The present disclosure describes methods and systems for achieving payment.
In one embodiment, an identity recognition device is provided. The identity recognition device includes a face recognition unit, a voice recognition unit, and a control unit. The face recognition unit is configured for generating a first recognition result by obtaining and processing face recognition information of a customer and by comparing the processed face recognition information with face recognition information stored in a facial feature database. The voice recognition unit is configured for generating a second recognition result by obtaining and processing voice recognition information of a customer and by comparing the processed voice recognition information with voice recognition information stored in an audio signature database. The control unit is configured for confirming an identity of the customer based on the first recognition result and the second recognition result.

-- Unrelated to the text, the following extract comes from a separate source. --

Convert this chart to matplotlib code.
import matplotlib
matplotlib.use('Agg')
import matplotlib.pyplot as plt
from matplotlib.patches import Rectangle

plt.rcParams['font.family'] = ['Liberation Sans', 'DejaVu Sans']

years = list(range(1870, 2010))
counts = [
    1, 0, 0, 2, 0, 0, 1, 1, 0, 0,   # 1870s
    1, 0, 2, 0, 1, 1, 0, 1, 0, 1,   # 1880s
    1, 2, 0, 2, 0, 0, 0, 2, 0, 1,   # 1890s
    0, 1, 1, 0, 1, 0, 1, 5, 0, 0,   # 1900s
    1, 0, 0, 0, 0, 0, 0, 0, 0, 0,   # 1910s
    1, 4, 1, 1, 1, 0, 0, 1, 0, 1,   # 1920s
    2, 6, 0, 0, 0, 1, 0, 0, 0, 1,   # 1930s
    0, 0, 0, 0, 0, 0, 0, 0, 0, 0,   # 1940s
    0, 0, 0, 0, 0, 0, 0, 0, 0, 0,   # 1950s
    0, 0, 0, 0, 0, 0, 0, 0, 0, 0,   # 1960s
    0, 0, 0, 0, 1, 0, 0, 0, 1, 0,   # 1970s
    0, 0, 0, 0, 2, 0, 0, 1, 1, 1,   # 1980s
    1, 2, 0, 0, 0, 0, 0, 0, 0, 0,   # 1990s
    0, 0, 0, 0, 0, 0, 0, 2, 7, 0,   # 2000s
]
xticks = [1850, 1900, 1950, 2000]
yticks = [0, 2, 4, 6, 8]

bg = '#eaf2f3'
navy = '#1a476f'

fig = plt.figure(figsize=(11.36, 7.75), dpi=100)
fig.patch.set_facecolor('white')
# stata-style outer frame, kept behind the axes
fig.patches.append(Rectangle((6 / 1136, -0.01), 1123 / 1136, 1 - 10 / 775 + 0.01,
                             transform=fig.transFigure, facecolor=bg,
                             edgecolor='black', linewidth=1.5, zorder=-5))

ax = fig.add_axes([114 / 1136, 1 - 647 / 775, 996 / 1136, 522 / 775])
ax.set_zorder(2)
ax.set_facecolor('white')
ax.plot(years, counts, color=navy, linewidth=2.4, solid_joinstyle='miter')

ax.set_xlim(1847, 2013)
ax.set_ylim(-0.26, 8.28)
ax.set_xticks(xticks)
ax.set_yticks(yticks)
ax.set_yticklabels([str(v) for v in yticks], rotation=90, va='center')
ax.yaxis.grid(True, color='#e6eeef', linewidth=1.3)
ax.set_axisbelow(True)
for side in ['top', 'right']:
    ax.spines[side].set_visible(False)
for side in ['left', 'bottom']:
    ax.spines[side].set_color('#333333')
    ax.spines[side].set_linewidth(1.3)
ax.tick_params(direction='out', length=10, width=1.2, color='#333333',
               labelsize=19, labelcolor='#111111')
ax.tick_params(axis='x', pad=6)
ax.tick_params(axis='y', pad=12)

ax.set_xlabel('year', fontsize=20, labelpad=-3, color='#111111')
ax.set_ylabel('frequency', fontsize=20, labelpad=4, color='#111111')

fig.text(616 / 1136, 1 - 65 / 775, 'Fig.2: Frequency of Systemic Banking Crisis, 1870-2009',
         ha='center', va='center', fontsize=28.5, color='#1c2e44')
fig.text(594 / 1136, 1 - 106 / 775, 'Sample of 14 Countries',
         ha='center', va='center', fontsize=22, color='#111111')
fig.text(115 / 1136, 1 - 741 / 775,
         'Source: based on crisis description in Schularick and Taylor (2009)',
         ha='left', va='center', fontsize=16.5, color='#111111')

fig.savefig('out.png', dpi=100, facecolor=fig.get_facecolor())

In another embodiment, a payment system is provided. The payment system includes an identity recognition device including a face recognition unit, a voice recognition unit, and a control unit. The face recognition unit is configured for generating a first recognition result by obtaining and processing face recognition information of a customer and by comparing the processed face recognition information obtained with face recognition information stored in a facial feature database. The voice recognition unit is configured for generating a second recognition result by obtaining and processing voice recognition information of a customer and by comparing the processed voice recognition information with voice recognition information stored in an audio signature database. The control unit is configured for confirming an identity of the customer based on the first recognition result and the second recognition result, and further configured for associating the confirmed identity of the customer with a stored payment account of the customer to facilitate payment.
In yet another embodiment, an identity recognition method is provided. Face recognition information of a customer is obtained and processed. Then the processed face recognition information is compared with face recognition information stored in a facial feature database to generate a first recognition result. Voice recognition information of the customer is obtained and processed. Then the processed voice recognition information is compared with voice recognition information stored in an audio signature database to generate a second recognition result. An identity of the customer is confirmed based on the first recognition result and the second recognition result.

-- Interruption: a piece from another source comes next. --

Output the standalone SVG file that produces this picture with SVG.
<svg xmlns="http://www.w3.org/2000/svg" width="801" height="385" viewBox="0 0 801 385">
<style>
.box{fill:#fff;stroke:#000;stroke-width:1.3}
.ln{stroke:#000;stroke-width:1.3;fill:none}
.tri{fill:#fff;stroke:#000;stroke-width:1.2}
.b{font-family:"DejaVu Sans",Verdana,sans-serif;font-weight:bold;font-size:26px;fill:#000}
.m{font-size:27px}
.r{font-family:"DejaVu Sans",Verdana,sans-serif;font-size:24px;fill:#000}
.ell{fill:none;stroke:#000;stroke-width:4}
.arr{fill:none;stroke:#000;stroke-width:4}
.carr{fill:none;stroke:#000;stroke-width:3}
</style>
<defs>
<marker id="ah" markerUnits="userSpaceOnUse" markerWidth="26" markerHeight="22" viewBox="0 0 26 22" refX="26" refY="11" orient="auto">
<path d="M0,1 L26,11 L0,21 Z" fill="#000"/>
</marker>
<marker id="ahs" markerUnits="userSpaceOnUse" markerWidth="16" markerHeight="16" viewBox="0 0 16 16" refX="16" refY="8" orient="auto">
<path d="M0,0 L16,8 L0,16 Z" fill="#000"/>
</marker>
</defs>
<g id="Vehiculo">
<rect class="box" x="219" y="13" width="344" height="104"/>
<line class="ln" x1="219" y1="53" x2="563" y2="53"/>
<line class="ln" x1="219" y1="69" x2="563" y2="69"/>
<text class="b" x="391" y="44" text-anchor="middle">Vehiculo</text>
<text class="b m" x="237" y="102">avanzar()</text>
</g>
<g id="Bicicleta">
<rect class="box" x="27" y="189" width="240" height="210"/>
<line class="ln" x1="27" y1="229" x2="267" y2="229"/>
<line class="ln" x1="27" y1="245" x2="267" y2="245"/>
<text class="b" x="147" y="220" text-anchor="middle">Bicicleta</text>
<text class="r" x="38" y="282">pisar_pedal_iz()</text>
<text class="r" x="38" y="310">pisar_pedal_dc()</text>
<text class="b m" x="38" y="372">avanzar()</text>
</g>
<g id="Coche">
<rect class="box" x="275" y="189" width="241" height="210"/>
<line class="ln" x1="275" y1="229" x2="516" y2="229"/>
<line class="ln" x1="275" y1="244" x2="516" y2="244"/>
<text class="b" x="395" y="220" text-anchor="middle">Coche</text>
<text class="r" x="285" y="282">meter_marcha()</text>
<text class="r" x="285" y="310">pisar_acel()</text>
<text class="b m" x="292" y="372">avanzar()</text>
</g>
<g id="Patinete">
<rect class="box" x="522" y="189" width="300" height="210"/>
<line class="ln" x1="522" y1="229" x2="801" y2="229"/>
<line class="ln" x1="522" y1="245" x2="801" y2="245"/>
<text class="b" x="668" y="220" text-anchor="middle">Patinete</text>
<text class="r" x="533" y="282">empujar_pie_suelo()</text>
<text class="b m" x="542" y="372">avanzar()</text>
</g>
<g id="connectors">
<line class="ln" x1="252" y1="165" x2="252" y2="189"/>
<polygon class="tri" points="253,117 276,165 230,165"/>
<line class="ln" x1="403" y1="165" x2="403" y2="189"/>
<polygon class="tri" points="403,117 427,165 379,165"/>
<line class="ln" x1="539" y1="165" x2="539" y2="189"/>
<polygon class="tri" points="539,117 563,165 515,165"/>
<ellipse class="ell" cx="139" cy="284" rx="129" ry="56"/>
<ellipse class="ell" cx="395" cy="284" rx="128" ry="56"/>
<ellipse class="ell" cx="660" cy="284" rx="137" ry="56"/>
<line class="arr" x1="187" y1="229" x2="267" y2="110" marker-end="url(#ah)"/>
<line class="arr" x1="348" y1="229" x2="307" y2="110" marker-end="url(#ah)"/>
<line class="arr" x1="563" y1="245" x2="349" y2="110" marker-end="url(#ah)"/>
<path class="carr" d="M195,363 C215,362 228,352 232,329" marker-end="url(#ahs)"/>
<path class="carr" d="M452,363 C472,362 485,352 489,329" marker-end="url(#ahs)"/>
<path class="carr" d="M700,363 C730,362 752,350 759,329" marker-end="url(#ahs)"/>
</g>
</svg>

In still another embodiment, a payment method is provided. Face recognition information of a customer is obtained and processed. Then the processed face recognition information is compared with face recognition information stored in a facial feature database to generate a first recognition result. Voice recognition information of the customer is obtained and processed. Then the processed voice recognition information is compared with voice recognition information stored in an audio signature database to generate a second recognition result. An identity of the customer is confirmed based on the first recognition result and the second recognition result. Then the confirmed identity of the customer is associated with a stored payment account of the customer to facilitate payment.
The embodiments will be more readily understood in view of the following description when accompanied by the below figures and wherein like reference numerals represent like elements, wherein:
Reference will now be made in detail to the embodiments of the present disclosure, examples of which are illustrated in the accompanying drawings. While the present disclosure will be described in conjunction with the embodiments, it will be understood that they are not intended to limit the present disclosure to these embodiments. On the contrary, the present disclosure is intended to cover alternatives, modifications, and equivalents, which may be included within the spirit and scope of the present disclosure as defined by the appended claims.

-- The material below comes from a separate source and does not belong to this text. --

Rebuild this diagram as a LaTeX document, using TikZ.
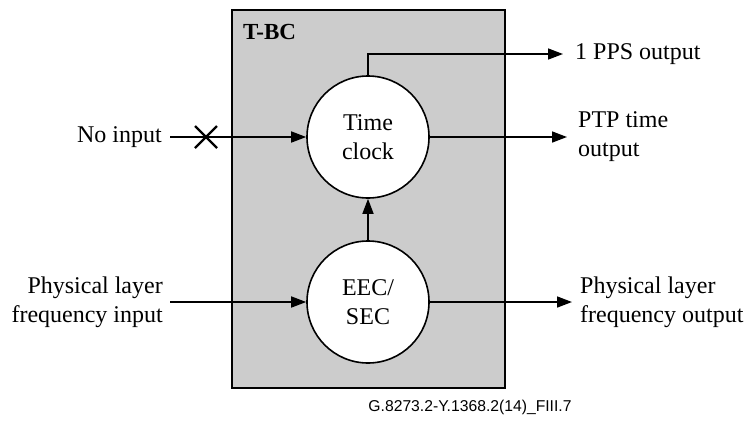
\documentclass[tikz,border=0pt]{standalone}
\usepackage{fontspec}
\setmainfont{Liberation Serif}
\newfontfamily\capfont{Liberation Sans}
\usetikzlibrary{arrows.meta,calc}
\definecolor{boxgray}{HTML}{CCCCCC}
\begin{document}
\begin{tikzpicture}[x=1pt,y=-1pt,
  every node/.style={font=\fontsize{24}{29}\selectfont, inner sep=0pt},
  conn/.style={line width=1.6pt, -{Triangle[length=15pt,width=11pt]}},
  blob/.style={circle, draw, line width=1.6pt, fill=white, minimum size=122pt, align=center}]
\useasboundingbox (0,0) rectangle (748,421);
\node[draw, line width=1.6pt, fill=boxgray, minimum width=273pt, minimum height=378pt, anchor=north west] (box) at (231,9) {};
\node[anchor=west, font=\fontsize{23}{27}\selectfont\bfseries] (lbl) at (243,32) {T-BC};
\node[blob] (tc) at (368,137) {Time\\clock};
\node[blob] (eec) at (368,302) {EEC/\\SEC};
% No input
\node[anchor=east] (noin) at (162,137) {No input};
\coordinate (nostart) at (170,137);
\draw[conn] (nostart) -- (tc.west);
\coordinate (xc) at (206,137);
\draw[line width=2.2pt] ($(xc)+(-11,-11)$) -- ($(xc)+(11,11)$);
\draw[line width=2.2pt] ($(xc)+(-11,11)$) -- ($(xc)+(11,-11)$);
% PTP time output
\node[anchor=west, align=left] (ptp) at (578,137) {PTP time\\output};
\coordinate (ptpend) at (567,137);
\draw[conn] (tc.east) -- (ptpend);
% 1 PPS output
\node[anchor=west] (pps) at (575,54) {1 PPS output};
\coordinate (ppsend) at (563,54);
\draw[conn] (tc.north) |- (ppsend);
% EEC to Time clock
\draw[conn] (eec.north) -- (tc.south);
% Physical layer input
\node[anchor=east, align=right] (phin) at (163,302) {Physical layer\\frequency input};
\coordinate (phstart) at (170,302);
\draw[conn] (phstart) -- (eec.west);
% Physical layer output
\node[anchor=west, align=left] (phout) at (580,302) {Physical layer\\frequency output};
\coordinate (phend) at (572,302);
\draw[conn] (eec.east) -- (phend);
% caption
\node[font=\capfont\fontsize{15.7}{18}\selectfont] (cap) at (470,407) {G.8273.2-Y.1368.2(14)\_FIII.7};
\end{tikzpicture}
\end{document}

Furthermore, in the following detailed description of embodiments of the present disclosure, numerous specific details are set forth in order to provide a thorough understanding of the present disclosure. However, it will be recognized by one of ordinary skill in the art that the present disclosure may be practiced without these specific details. In other instances, well-known methods, procedures, components, and circuits have not been described in detail as not to unnecessarily obscure aspects of the embodiments of the present disclosure.
The identity recognition device and method of the present disclosure can adopt voice recognition technology and/or face recognition technology. In one embodiment, both voice recognition technology and face recognition technology may be used to enhance the recognition accuracy.
In accordance with an exemplary embodiment, the first recognition result can indicate whether the face recognition information matches the information of a certain customer stored in the facial feature database 105. The face recognition information may be obtained based on a facial image captured from the customer through a face recognition process. The second recognition result obtained by the voice recognition unit 102 can indicate whether the voice recognition information matches the information of a certain customer stored in the audio signature database 106. The voice recognition information may be obtained based on speech from the customer through a voice recognition process.
In one situation, if the matched customer information indicated by the first recognition result and the second recognition result belong to a same customer, the control unit 104 may confirm an identity of the same customer. Thus, the identity of the customer is successfully identified.
In another situation, if the first recognition result indicates that the face recognition information cannot match with any information stored in the facial feature database 105, which means the first recognition result indicates that it fails to recognize the face recognition information, and/or if the second recognition result indicates that the voice recognition information cannot match with any information stored in the audio signature database 106, which means the second recognition result indicates that it fails to recognize the voice recognition information, the control unit 104 may not confirm the identity of the customer. If so, the identity recognition device 100 can notify the customer to retry the face recognition process and/or the voice recognition process for completing the recognition of the customer identity.
In still another situation, if the matched customer information indicated by the first recognition result and the second recognition result belong to two different customers, the control unit 104 can indicate that it fails to confirm an identity of a customer. If so, the identity recognition device 100 can notify the customer to retry the face recognition process and/or the voice recognition process for completing the recognition of the customer identity.
As mentioned above, the identity recognition device 100 shown in
The present disclosure may utilize both voice recognition technology and/or face recognition technology to perform the identity recognition, for further enhancing the recognition accuracy.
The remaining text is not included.